UM Police Department Assistant Chief Ben Gladwin told MTN News that details from an internal theft investigation on campus lead authorities to get information out to the public about the potential dangers of this substance.

After the hazardous chemical, potassium cyanide, was potentially discarded within the community, investigators pinpointed one area of concern south of the Osprey Stadium. However, UM said they “cannot completely rule out the possibility that this vial could be on campus or in the vicinity.”

UMPD said in a press release that the material is a white powder occupying less than half of a clear glass vial with a white lid. Gladwin said, “any vial that could fit in a pocket” should be reported and taken seriously.

According to the Centers for Disease Control and Prevention, contact with potassium cyanide can result in lightheadedness, vomiting, suffocation, confusion and death.

As for questions involving the internal theft investigation on campus that brought these details to light, Gladwin was unable to comment as this is an ongoing case.

However, Gladwin told MTN News, “as far as any other substances missing… there are not any other substances that would be accessible or dangerous to members of the public.”

Gladwin added investigators are following up on any leads and interviewing people close to the case. Anyone who believes they have found the substance is being advised not to handle it and to call 9-1-1 immediately.

Missoula PD and UM Police are handling the investigation, and say they will release more information when it becomes available.


(first report)

MISSOULA - The Missoula Police Department and the University of Montana Police are investigating a report that a small amount of potassium cyanide, a highly-toxic substance, was removed from a University of Montana research laboratory. 

They say that the material is a white powder occupying less than half of a clear glass vial with a white lid. They believe the vial was possibly discarded somewhere within the area of Orange to Hickory streets and Craig Lane to South 6th Street West. 

Both Missoula PD and UM Police say officers have searched the area but have not recovered the vial, adding it is uncertain that the vial was discarded. They said that they want to alert residents and those who may be in the area as a precaution.

Anyone who believes they have found the substance is being advised not to handle it and to call 9-1-1 immediately. 

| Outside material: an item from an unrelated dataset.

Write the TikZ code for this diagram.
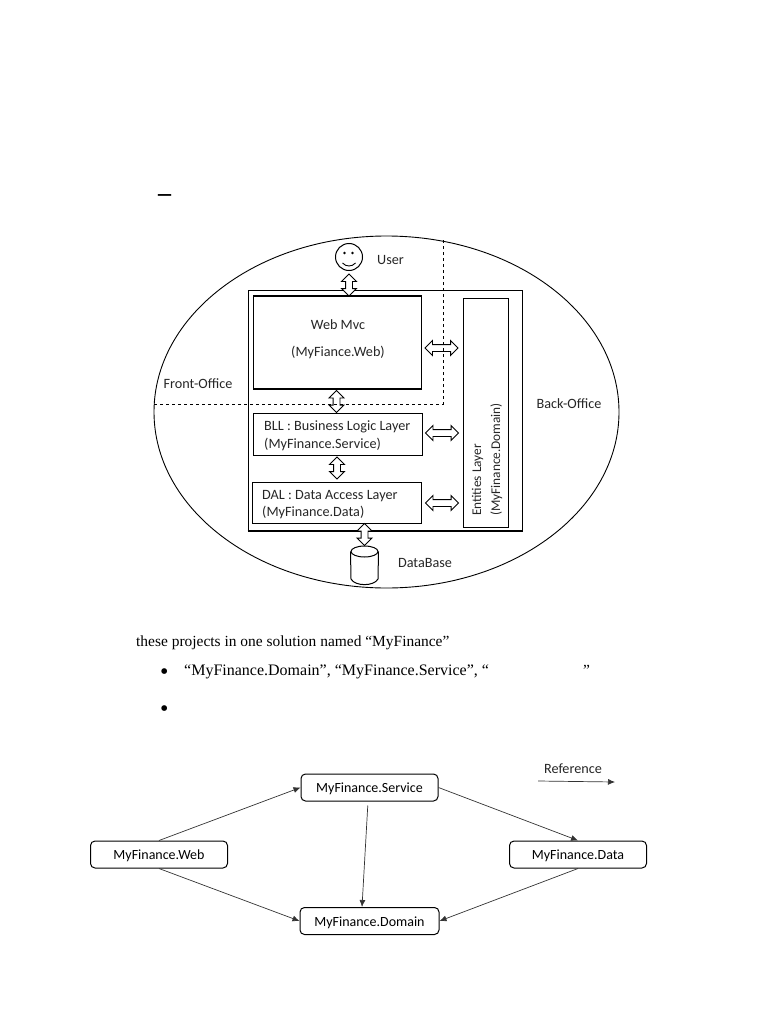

Below is a letter that was sent out to students, faculty and staff at the University of Montana regarding the incident:

To our Campus Community Members,

You may have seen the alert issued jointly by Missoula and UM Police Departments concerning the possibility that a vial of toxic chemical (potassium cyanide) may have been removed from a UM research laboratory and disposed of improperly. Here’s the language used in yesterday’s announcement:

“The Missoula Police Department and the University of Montana Police Department are investigating the report of a small amount of a toxic substance (potassium cyanide) removed from a university research laboratory.

The material is a white powder, occupying less than half the volume of a clear glass vial with a white lid. It was possibly discarded in the area somewhere within the confines of Orange Street to Hickory and Cregg Lane to S. 6th Street W.

At this time it is not certain if the vial was discarded, but if it was, it could be in this area. Officers have checked the area but did not locate the vial.

As a precaution, law enforcement wants to alert residents and those who may be in the area. If located, contact 911 immediately and do not handle it.

This is an ongoing joint investigation by the Missoula and UM Police Departments, additional information will be shared as it becomes available.”

I wanted to share this information with you because – though law enforcement has identified the area where they believe the material could potentially be –we cannot completely rule out the possibility that this vial could be on campus or in the vicinity. Please note the description from the announcement and, if you see something like this, alert UMPD.